Problem requirements | Write out the entries below exactly, starting at the first line and stopping after the line that contains "const seriesNames = ['DE', 'ES', 'FR', 'IT', 'UK', 'EA'];"; skip all pictures.
──────── Task inputs
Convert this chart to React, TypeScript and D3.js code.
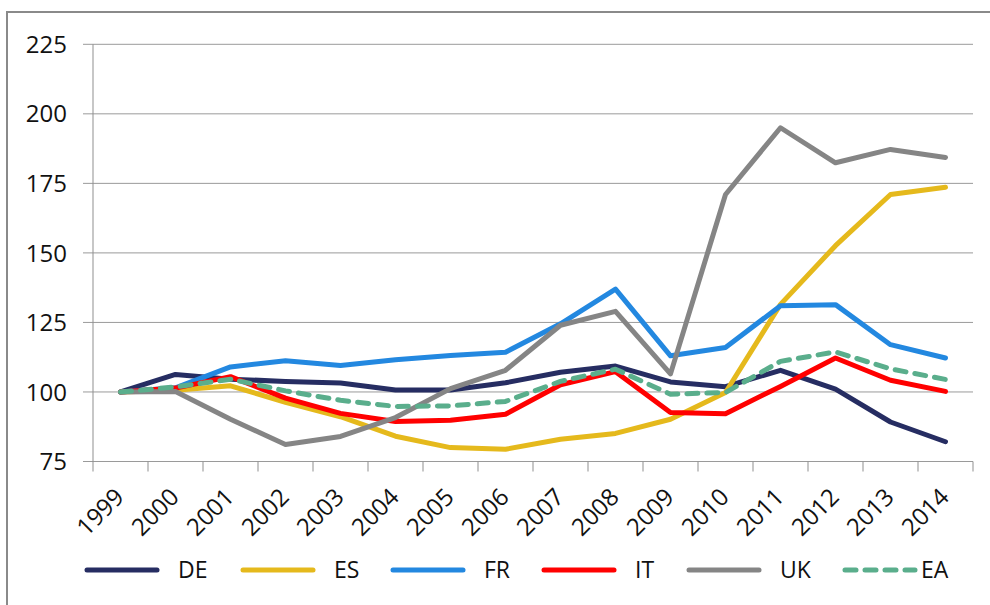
import React, { useEffect, useRef } from 'react';
import * as d3 from 'd3';

const years = ['1999', '2000', '2001', '2002', '2003', '2004', '2005', '2006',
  '2007', '2008', '2009', '2010', '2011', '2012', '2013', '2014'];

const seriesNames = ['DE', 'ES', 'FR', 'IT', 'UK', 'EA'];

const DE = [100, 106.3, 104.6, 103.8, 103.2, 100.7, 100.7, 103.3, 107.1, 109.3, 103.6, 101.9, 107.8, 101, 89.2, 82.1];
const ES = [100, 100.6, 102.2, 96.3, 91.1, 84.1, 80, 79.4, 83, 85.1, 90.2, 99.8, 131.5, 152.6, 171, 173.6];
const FR = [100, 101.5, 109, 111.2, 109.5, 111.6, 113.1, 114.3, 124.5, 137, 113, 116, 131, 131.4, 117, 112.2];
const IT = [100, 101.4, 105.5, 97.8, 92.3, 89.4, 89.8, 92, 102.6, 107.3, 92.6, 92.2, 102, 112.2, 104.2, 100.2];
const UK = [100, 100.2, 90.2, 81.1, 84, 90.8, 101.2, 107.8, 124, 129, 106.5, 171, 195, 182.4, 187.2, 184.3];
const EA = [100, 101.8, 104.6, 100.4, 97, 94.8, 95, 96.6, 103.8, 108.2, 99.2, 99.8, 111, 114.4, 108.3, 104.5];

const yTicks = [75, 100, 125, 150, 175, 200, 225];

const colors = ['#262d62', '#e5b91c', '#2388e0', '#ff0000', '#858585', '#5aae8c'];
// legend item x positions (line start)
const legendX = [85, 241, 391, 542, 687, 843];

function LineChart() {
  const ref = useRef<SVGSVGElement>(null);

  useEffect(() => {
    const svg = d3.select(ref.current);
    svg.selectAll('*').remove();

    const font = "'Open Sans', 'Liberation Sans', sans-serif";
    const values = [DE, ES, FR, IT, UK, EA];

    const x = d3.scaleBand().domain(years).range([93, 973]).padding(0);
    const y = d3.scaleLinear().domain([75, 225]).range([461.5, 44.3]);
    const cx = (d: string) => (x(d) as number) + x.bandwidth() / 2;

    // outer frame
    svg.append('rect')
      .attr('x', 7).attr('y', 12)
      .attr('width', 1000).attr('height', 700)
      .attr('fill', 'none')
      .attr('stroke', '#8a8a8a')
      .attr('stroke-width', 2);

    // gridlines + y ticks
    const g = svg.append('g');
    g.selectAll('line.grid')
      .data(yTicks)
      .enter()
      .append('line')
      .attr('x1', 83).attr('x2', 973)
      .attr('y1', d => y(d)).attr('y2', d => y(d))
      .attr('stroke', '#9a9a9a')
      .attr('stroke-width', 1);

    g.selectAll('text.ylab')
      .data(yTicks)
      .enter()
      .append('text')
      .attr('x', 67)
      .attr('y', d => y(d))
      .attr('dy', '0.36em')
      .attr('text-anchor', 'end')
      .style('font-family', font)
      .style('font-size', '24px')
      .style('fill', '#111')
      .text(d => d);

    // y axis line
    g.append('line')
      .attr('x1', 93).attr('x2', 93)
      .attr('y1', y(225)).attr('y2', y(75))
      .attr('stroke', '#8f8f8f');

    // x axis ticks at band edges
    const edges = years.map(d => x(d) as number).concat([973]);
    g.selectAll('line.xtick')
      .data(edges)
      .enter()
      .append('line')
      .attr('x1', d => d).attr('x2', d => d)
      .attr('y1', y(75)).attr('y2', y(75) + 10)
      .attr('stroke', '#8f8f8f');

    g.selectAll('text.xlab')
      .data(years)
      .enter()
      .append('text')
      .attr('transform', d => `translate(${cx(d) + 5},${y(75) + 37}) rotate(-45)`)
      .attr('text-anchor', 'end')
      .style('font-family', font)
      .style('font-size', '24px')
      .style('fill', '#111')
      .text(d => d);

    // series lines
    const line = d3.line<number>()
      .x((_, i) => cx(years[i]))
      .y(d => y(d));

    values.forEach((vals, i) => {
      svg.append('path')
        .datum(vals)
        .attr('d', line)
        .attr('fill', 'none')
        .attr('stroke', colors[i])
        .attr('stroke-width', 5)
        .attr('stroke-linejoin', 'round')
        .attr('stroke-linecap', 'round')
        .attr('stroke-dasharray', seriesNames[i] === 'EA' ? '11 9' : null);
    });

    // legend
    const leg = svg.append('g');
    seriesNames.forEach((name, i) => {
      leg.append('line')
        .attr('x1', legendX[i] + 2).attr('x2', legendX[i] + 72)
        .attr('y1', 570).attr('y2', 570)
        .attr('stroke', colors[i])
        .attr('stroke-width', 5)
        .attr('stroke-linecap', 'round')
        .attr('stroke-dasharray', name === 'EA' ? '11 9' : null);
      leg.append('text')
        .attr('x', name === 'EA' ? legendX[i] + 78 : legendX[i] + 93)
        .attr('y', 578)
        .style('font-family', font)
        .style('font-size', '23px')
        .style('fill', '#111')
        .text(name);
    });
  }, []);

  return (
    <svg ref={ref} width={990} height={605}
      style={{ position: 'absolute', left: 0, top: 0, background: '#fff' }} />
  );
}

export default function App() {
  return <LineChart />;
}
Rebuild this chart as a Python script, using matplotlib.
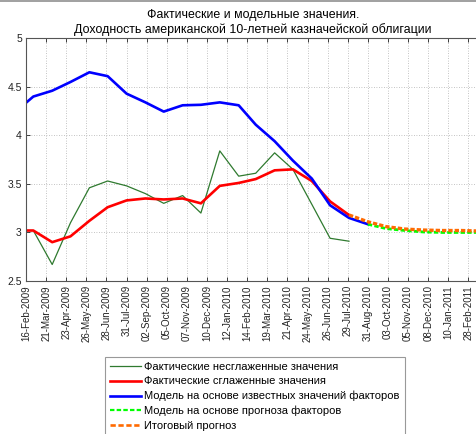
────────────────
Exercise result |
Convert this chart to React, TypeScript and D3.js code.
import React, { useEffect, useRef } from 'react';
import * as d3 from 'd3';

const years = ['1999', '2000', '2001', '2002', '2003', '2004', '2005', '2006',
  '2007', '2008', '2009', '2010', '2011', '2012', '2013', '2014'];

const seriesNames = ['DE', 'ES', 'FR', 'IT', 'UK', 'EA'];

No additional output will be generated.